By the way, Sok Sun has also put together the basic tools for indexing these status reports, so in time we might actually have this entire archive searchable in some online resource. In the meantime, all the back issues are in hardcopy and electronic form, so bug me if you need more background.
Finally, I might be taking a week to go to Seattle and Victoria in January to pick up the boats, do a sailing show, visit a few people, meet my possible new base manager, and take a much-needed ROAD TRIP!!!
Microship Status 12/29/93
Special Issue: Microship Mission Statement
NOTE: Earlier this week, Robb Walker commented that I’ve never really defined the design objectives and intended uses of this boat. What follows is revision 1 of my response. There have been other developments in the control system and elsewhere, but we’ll keep this short tonight…
Microship Mission Statement
The process of designing and building a complex system calls for consistent philosophical direction, a stable metric by which all decisions must ultimately be guided. This document is an attempt to summarize the design goals and intended application of the vessel.
Basic Objective
I’m entering my second decade of full-time “high-tech nomadness,” which can be defined as open-ended wandering (this time in a primarily aquatic environment) while maintaining a stable home in Cyberspace. Internet and voice communication links must be unbreakable and global, with sufficient bandwidth to allow practical and low-cost continuous travel without adverse impact on the information flow necessary to keep business, publishing, and personal connections active. By implication, this calls for robust on-board power-generation resources, multiple propulsion modes, reliable embedded control systems, redundancy in computing resources, integrated system maintenance tools, a healthy spares inventory, and net connections to tech-support people… as well as traditional life support, navigation, safety, and general sailing equipment.
Constraints
- Full-time cruising requires significant living space on board and attention to large-scale provisioning — forcing a certain minimum size for reasonable comfort and efficiency.
- A large, liveable boat sacrifices agility, shoal draft, ability to prowl tiny rivulets, and easy beaching.

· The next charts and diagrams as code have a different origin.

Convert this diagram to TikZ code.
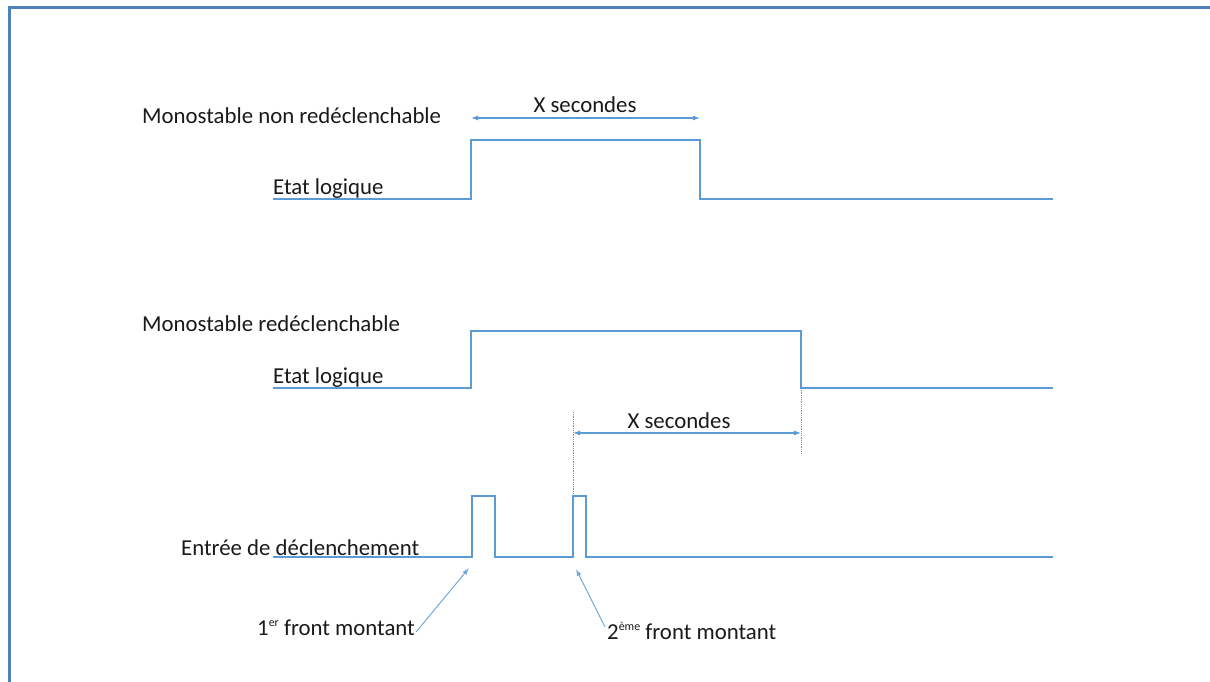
\documentclass[tikz,border=0pt]{standalone}
\usepackage{fontspec}
\setmainfont{Carlito}
\usetikzlibrary{arrows.meta}
\definecolor{sigblue}{HTML}{5B9BD5}
\definecolor{frameblue}{HTML}{4F81BD}
\definecolor{txtgray}{HTML}{1A1A1A}
\newcommand{\supsm}[1]{\raisebox{0.75ex}{\fontsize{12}{13}\selectfont #1}}
\begin{document}
\begin{tikzpicture}[x=1pt,y=-1pt,
  signal/.style={draw=sigblue, line width=1.3pt, line join=miter},
  lbl/.style={font=\fontsize{22.8}{27}\selectfont, text=txtgray, inner sep=0pt, anchor=base west},
  dimlbl/.style={font=\fontsize{22.8}{27}\selectfont, text=txtgray, inner sep=0pt, anchor=base},
  dimarrow/.style={draw=sigblue, line width=1.1pt, {Latex[length=7pt,width=5pt]}-{Latex[length=7pt,width=5pt]}},
  guide/.style={draw=sigblue, line width=0.8pt, densely dotted},
  pointer/.style={draw=sigblue!85, line width=1pt, -{Latex[length=7pt,width=5pt]}}]
\useasboundingbox (0,0) rectangle (1210,682);
\fill[white] (0,0) rectangle (1210,682);
% frame (top and left edges)
\draw[frameblue, line width=3pt] (9,682) -- (9,8) -- (1210,8);

% ---------- top: monostable non redeclenchable ----------
\node[lbl] (t1) at (142,124) {Monostable non redéclenchable};
\node[lbl] (e1) at (273,194) {Etat logique};
\coordinate (a0) at (273,199);
\coordinate (a1) at (471,199);
\coordinate (a2) at (471,140);
\coordinate (a3) at (700,140);
\coordinate (a4) at (700,199);
\coordinate (a5) at (1053,199);
\draw[signal] (a0) -- (a1) -- (a2) -- (a3) -- (a4) -- (a5);
\coordinate (d1l) at (471,118);
\coordinate (d1r) at (700,118);
\draw[dimarrow] (d1l) -- (d1r);
\node[dimlbl] (x1) at (585,113) {X secondes};

% ---------- middle: monostable redeclenchable ----------
\node[lbl] (t2) at (142,331) {Monostable redéclenchable};
\node[lbl] (e2) at (273,383) {Etat logique};
\coordinate (b0) at (273,388);
\coordinate (b1) at (471,388);
\coordinate (b2) at (471,331);
\coordinate (b3) at (801,331);
\coordinate (b4) at (801,388);
\coordinate (b5) at (1053,388);
\coordinate (b6) at (801,453);
\draw[signal] (b0) -- (b1) -- (b2) -- (b3) -- (b4) -- (b5);
\draw[guide] (b4) -- (b6);
\coordinate (g1) at (573,412);
\coordinate (g2) at (573,497);
\draw[guide] (g1) -- (g2);
\coordinate (d2l) at (573,433);
\coordinate (d2r) at (801,433);
\draw[dimarrow] (d2l) -- (d2r);
\node[dimlbl] (x2) at (679,428) {X secondes};

% ---------- bottom: trigger input ----------
\node[lbl] (e3) at (181,555) {Entrée de déclenchement};
\coordinate (c0) at (273,557);
\coordinate (c1) at (472,557);
\coordinate (c2) at (472,496);
\coordinate (c3) at (495,496);
\coordinate (c4) at (495,557);
\coordinate (c5) at (573,557);
\coordinate (c6) at (573,496);
\coordinate (c7) at (586,496);
\coordinate (c8) at (586,557);
\coordinate (c9) at (1053,557);
\draw[signal] (c0) -- (c1) -- (c2) -- (c3) -- (c4) -- (c5) -- (c6) -- (c7) -- (c8) -- (c9);

\node[lbl] (f1) at (257,635) {1\supsm{er} front montant};
\node[lbl] (f2) at (607,639) {2\supsm{ème} front montant};
\coordinate (p1) at (469,568);
\coordinate (p2) at (576,569);
\draw[pointer] ([xshift=1pt,yshift=3pt]f1.base east) -- (p1);
\draw[pointer] ([xshift=-2pt,yshift=12pt]f2.base west) -- (p2);
\end{tikzpicture}
\end{document}
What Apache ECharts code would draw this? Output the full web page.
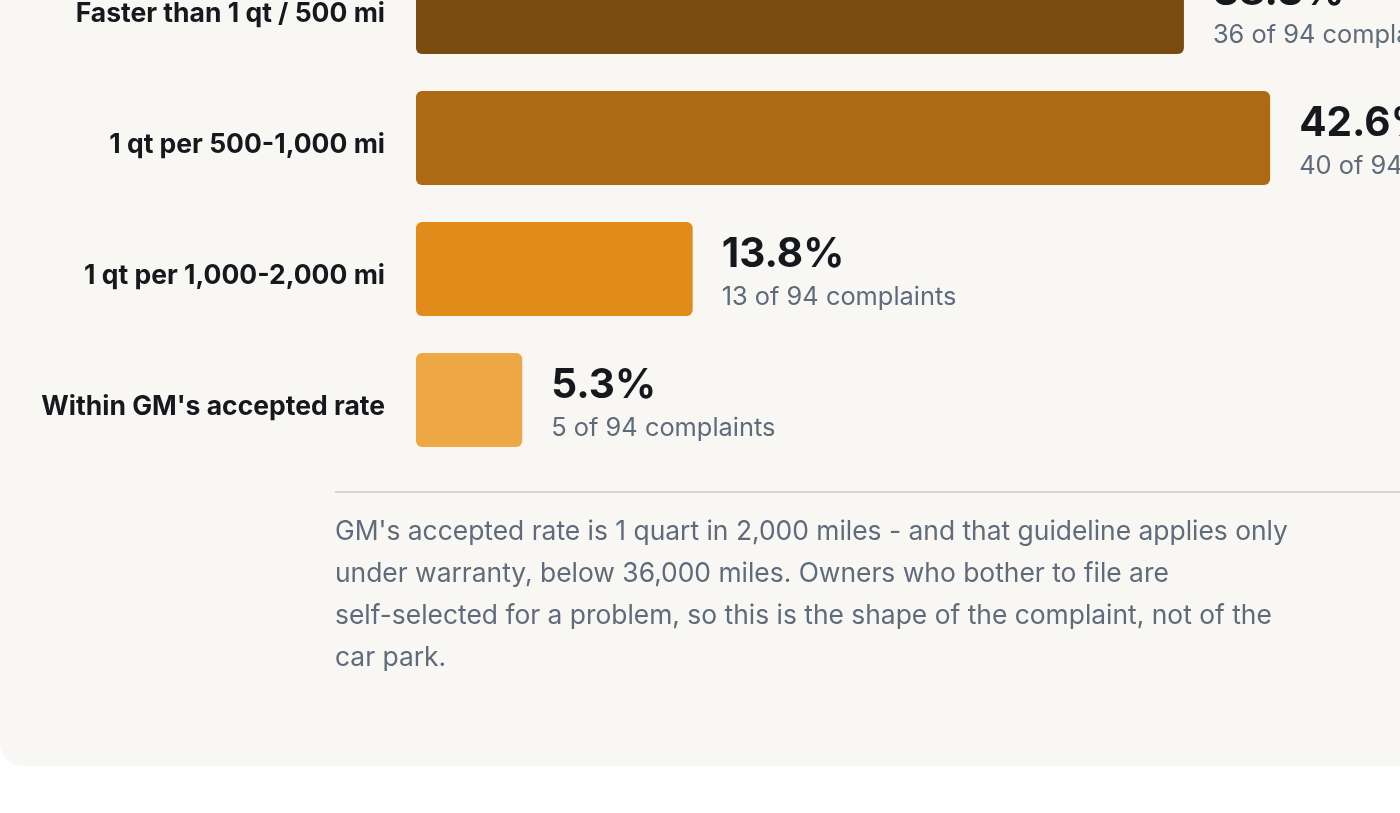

- The logistics of visiting people are complex, since relatively few of my 5,000+ contacts, clients, and sponsors live along navigable waterways.
- Not all waterways are linked, and traditional boats end up stuck in single river/lake/coastal systems unless trailered between them.
- Seaworthiness is relative, and a vessel suited to ocean crossings is a far different breed from one intended for coastal waterways and rivers.
- I cannot assume I will always have a partner. The Microship must accommodate two comfortably, yet be capable of singlehanded operation.
- Gravity is a factor even on water, despite the lack of hills.
- Just “taking off in a boat” is too turnkey, too easy, and will not excite media, sponsors, or me.
- Electronic systems, human relationships, and complex mechanisms are all more likely to fail at sea.
- Building a boat is expensive.
- Kayak amas of limited buoyancy impose certain constraints on total weight, sail plan, mast height, and beam.
- There’s transient glory in using inappropriate tools, but you can tell you’re pushing a new frontier when ALL available tools are inappropriate. (thanks to Dave Berkstresser for that quote, which seems to fit here!)
Microship Design Goals
- Maximum autonomy in power generation, communications, information processing resources, maintainability, and mobility.
- Acceptable live-aboard accommodations, although far short of a normal yacht in scope. At a minimum, the Microship must sleep two comfortably, with up to two additional short-term guests in conditions calm enough to permit tent-bivouac on the solar arrays.
- Self-trailering ability, with deployable or attachable wheels and struts located to yield 10% tongue weight. No logistical support other than a rented tow vehicle should be required.
- Minimal draft, and a bottom that can withstand careful beaching.
- Good sailing performance, though not racing scale. Reliability is more important than getting that last .1 knot.
- Sail, solar, and pedal propulsion (with emergency power from batteries possible). Any power source (sun, wind/hydro, food) must be able to charge the batteries.
- Singlehanded sailing capability without undue stress on the captain.
- All resources on board under software control, with very robust distributed control system (including manual backups for critical life-support or safety systems such as lights, bilge pumps, and watermaker). Ship network accessable via remote login.
- A variety of data communication paths that can be selected on a cost/bandwidth trade-off basis.
- Detachable paddle- and pedal-powered kayak amas that are readily usable as dinghies, exploration craft, or survival pods. No other dink will be on board. When kayaks are deployed, there must be sufficient center hull stability to remain safely at anchor in moderate conditions.
- Foldable akas to yield 8′ beam in trailer or compressed-berthing modes. Ideally, the aftmost akas should carry the landing gear assemblies.
Intended Use
The Microship is not intended for extended blue-water cruising, though every effort must be made to create a seaworthy vessel since we cannot anticipate wild ideas that may occur years from now. The basic plan, however, emphasizes coastal travel, rivers, ICW, protected passages, and so on. Unlike a bicycle, I cannot hop off to deal with the countless details of daily life, so the Microship must accommodate cooking, washing, sleeping, and routine repairs as well as the more dramatic operations such as electronic mail, nomadic publishing, live maritime video, and integrated comm/nav. I expect, however, that stops and land interludes will be fairly frequent… the balance of heavy luxury and light agility should thus be tipped in favor of the latter (especially since so much of the weight budget is already dedicated to electronic systems).